WRITTEN TASK: Exact reproduction of the data is required, with images excluded.

....

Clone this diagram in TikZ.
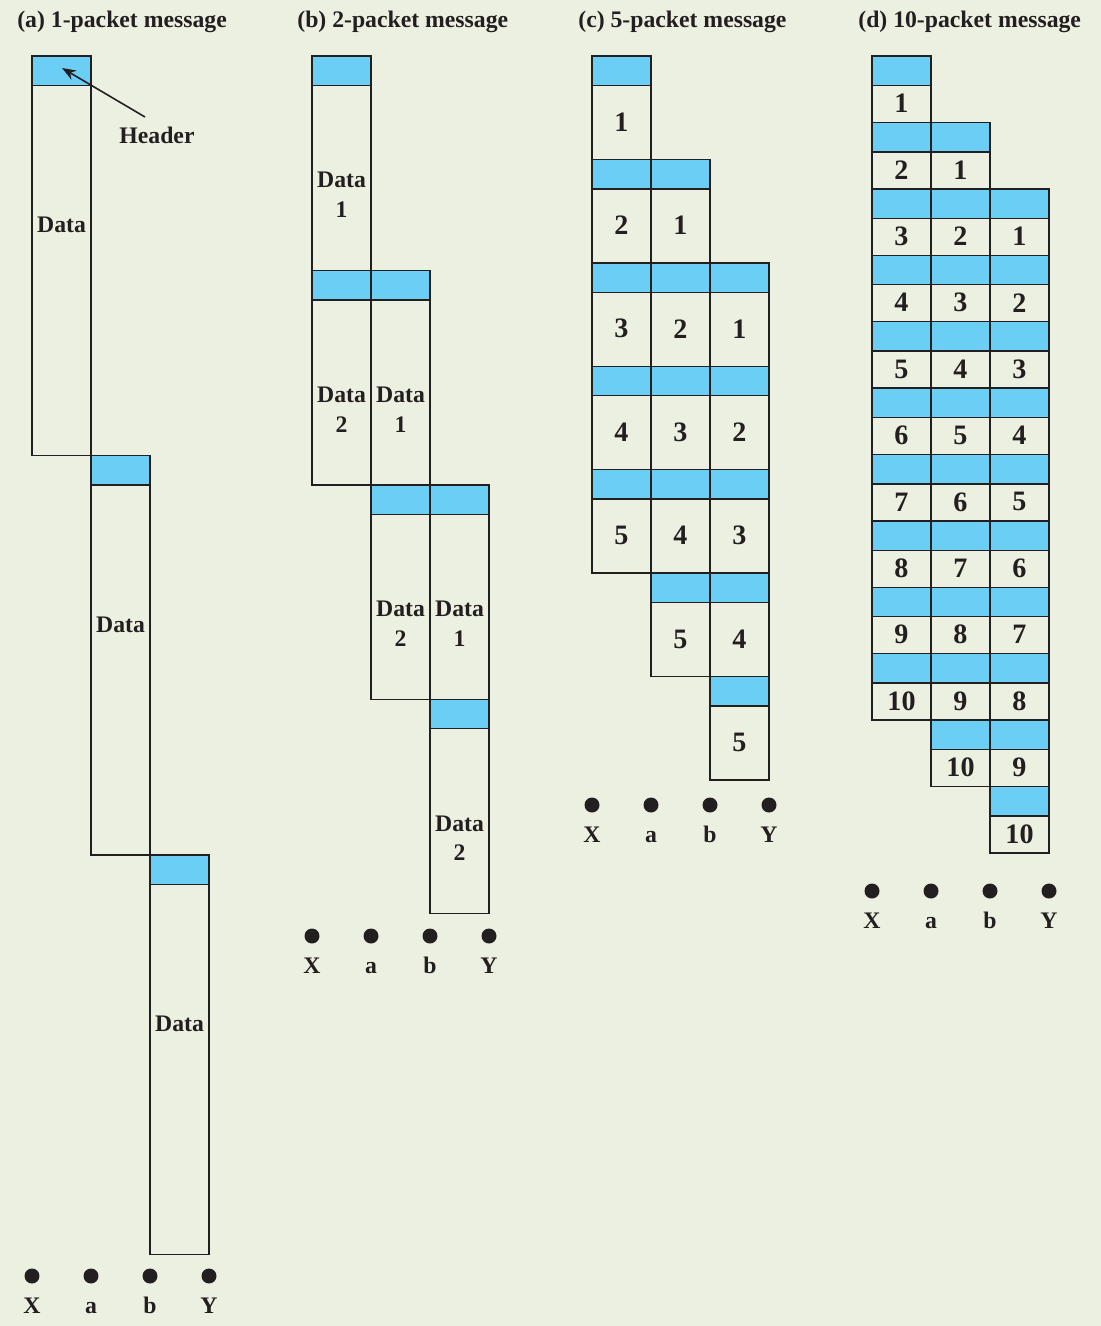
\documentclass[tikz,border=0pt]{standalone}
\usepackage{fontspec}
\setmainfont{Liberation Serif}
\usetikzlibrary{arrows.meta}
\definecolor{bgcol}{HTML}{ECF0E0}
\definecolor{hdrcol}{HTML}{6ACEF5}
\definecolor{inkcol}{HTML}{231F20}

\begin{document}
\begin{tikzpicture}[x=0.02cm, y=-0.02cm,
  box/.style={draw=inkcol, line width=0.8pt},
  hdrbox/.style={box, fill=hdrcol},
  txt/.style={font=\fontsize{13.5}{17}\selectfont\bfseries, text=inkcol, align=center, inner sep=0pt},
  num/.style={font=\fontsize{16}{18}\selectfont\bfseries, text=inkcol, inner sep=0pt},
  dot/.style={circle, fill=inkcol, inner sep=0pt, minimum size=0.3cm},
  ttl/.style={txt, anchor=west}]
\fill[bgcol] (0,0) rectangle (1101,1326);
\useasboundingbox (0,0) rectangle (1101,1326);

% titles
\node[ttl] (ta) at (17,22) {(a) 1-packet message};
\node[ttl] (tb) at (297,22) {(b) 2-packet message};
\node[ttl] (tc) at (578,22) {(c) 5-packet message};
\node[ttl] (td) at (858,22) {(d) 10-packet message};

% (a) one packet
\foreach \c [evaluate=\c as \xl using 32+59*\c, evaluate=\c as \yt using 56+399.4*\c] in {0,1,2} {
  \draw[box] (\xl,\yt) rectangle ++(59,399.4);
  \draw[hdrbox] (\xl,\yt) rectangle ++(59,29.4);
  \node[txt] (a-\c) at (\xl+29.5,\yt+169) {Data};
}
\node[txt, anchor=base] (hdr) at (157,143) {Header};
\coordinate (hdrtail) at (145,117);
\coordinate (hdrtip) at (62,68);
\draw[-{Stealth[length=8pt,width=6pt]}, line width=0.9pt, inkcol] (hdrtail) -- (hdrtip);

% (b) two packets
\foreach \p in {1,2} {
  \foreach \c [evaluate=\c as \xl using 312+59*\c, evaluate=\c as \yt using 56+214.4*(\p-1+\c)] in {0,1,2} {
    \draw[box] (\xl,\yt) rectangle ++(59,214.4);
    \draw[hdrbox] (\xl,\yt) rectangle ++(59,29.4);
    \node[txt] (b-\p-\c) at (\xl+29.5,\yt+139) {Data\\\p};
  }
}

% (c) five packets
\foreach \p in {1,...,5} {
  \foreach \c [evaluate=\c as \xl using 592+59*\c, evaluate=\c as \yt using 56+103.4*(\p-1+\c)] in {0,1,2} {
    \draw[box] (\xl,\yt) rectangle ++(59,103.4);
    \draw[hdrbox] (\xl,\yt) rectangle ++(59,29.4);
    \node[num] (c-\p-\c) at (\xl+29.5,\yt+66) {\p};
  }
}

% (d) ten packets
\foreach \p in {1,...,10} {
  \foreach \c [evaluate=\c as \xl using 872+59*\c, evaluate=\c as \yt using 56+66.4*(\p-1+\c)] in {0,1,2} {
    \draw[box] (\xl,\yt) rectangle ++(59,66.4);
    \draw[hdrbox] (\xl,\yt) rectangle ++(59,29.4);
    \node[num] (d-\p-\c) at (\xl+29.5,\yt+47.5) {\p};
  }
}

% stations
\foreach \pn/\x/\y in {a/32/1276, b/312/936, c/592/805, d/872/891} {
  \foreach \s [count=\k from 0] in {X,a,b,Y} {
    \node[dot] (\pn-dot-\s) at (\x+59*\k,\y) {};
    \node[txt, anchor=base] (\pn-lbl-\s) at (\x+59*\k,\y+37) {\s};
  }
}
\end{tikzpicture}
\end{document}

....

ANSWER TO THE PROBLEM:
Clone this diagram in TikZ.
\documentclass[tikz,border=0pt]{standalone}
\usepackage{fontspec}
\setmainfont{Liberation Serif}
\usetikzlibrary{arrows.meta}
\definecolor{bgcol}{HTML}{ECF0E0}
\definecolor{hdrcol}{HTML}{6ACEF5}
\definecolor{inkcol}{HTML}{231F20}

\begin{document}
\begin{tikzpicture}[x=0.02cm, y=-0.02cm,
  box/.style={draw=inkcol, line width=0.8pt},
  hdrbox/.style={box, fill=hdrcol},
  txt/.style={font=\fontsize{13.5}{17}\selectfont\bfseries, text=inkcol, align=center, inner sep=0pt},
  num/.style={font=\fontsize{16}{18}\selectfont\bfseries, text=inkcol, inner sep=0pt},
  dot/.style={circle, fill=inkcol, inner sep=0pt, minimum size=0.3cm},
  ttl/.style={txt, anchor=west}]
\fill[bgcol] (0,0) rectangle (1101,1326);
\useasboundingbox (0,0) rectangle (1101,1326);

% titles
\node[ttl] (ta) at (17,22) {(a) 1-packet message};
\node[ttl] (tb) at (297,22) {(b) 2-packet message};
\node[ttl] (tc) at (578,22) {(c) 5-packet message};
\node[ttl] (td) at (858,22) {(d) 10-packet message};

% (a) one packet
\foreach \c [evaluate=\c as \xl using 32+59*\c, evaluate=\c as \yt using 56+399.4*\c] in {0,1,2} {
  \draw[box] (\xl,\yt) rectangle ++(59,399.4);
  \draw[hdrbox] (\xl,\yt) rectangle ++(59,29.4);
  \node[txt] (a-\c) at (\xl+29.5,\yt+169) {Data};
}
\node[txt, anchor=base] (hdr) at (157,143) {Header};
\coordinate (hdrtail) at (145,117);
\coordinate (hdrtip) at (62,68);
\draw[-{Stealth[length=8pt,width=6pt]}, line width=0.9pt, inkcol] (hdrtail) -- (hdrtip);

% (b) two packets
\foreach \p in {1,2} {
  \foreach \c [evaluate=\c as \xl using 312+59*\c, evaluate=\c as \yt using 56+214.4*(\p-1+\c)] in {0,1,2} {
    \draw[box] (\xl,\yt) rectangle ++(59,214.4);
    \draw[hdrbox] (\xl,\yt) rectangle ++(59,29.4);
    \node[txt] (b-\p-\c) at (\xl+29.5,\yt+139) {Data\\\p};
  }
}

% (c) five packets
\foreach \p in {1,...,5} {
  \foreach \c [evaluate=\c as \xl using 592+59*\c, evaluate=\c as \yt using 56+103.4*(\p-1+\c)] in {0,1,2} {
    \draw[box] (\xl,\yt) rectangle ++(59,103.4);
    \draw[hdrbox] (\xl,\yt) rectangle ++(59,29.4);
    \node[num] (c-\p-\c) at (\xl+29.5,\yt+66) {\p};
  }
}

% (d) ten packets
\foreach \p in {1,...,10} {
  \foreach \c [evaluate=\c as \xl using 872+59*\c, evaluate=\c as \yt using 56+66.4*(\p-1+\c)] in {0,1,2} {
    \draw[box] (\xl,\yt) rectangle ++(59,66.4);
    \draw[hdrbox] (\xl,\yt) rectangle ++(59,29.4);
    \node[num] (d-\p-\c) at (\xl+29.5,\yt+47.5) {\p};
  }
}

% stations
\foreach \pn/\x/\y in {a/32/1276, b/312/936, c/592/805, d/872/891} {
  \foreach \s [count=\k from 0] in {X,a,b,Y} {
    \node[dot] (\pn-dot-\s) at (\x+59*\k,\y) {};
    \node[txt, anchor=base] (\pn-lbl-\s) at (\x+59*\k,\y+37) {\s};
  }
}
\end{tikzpicture}
\end{document}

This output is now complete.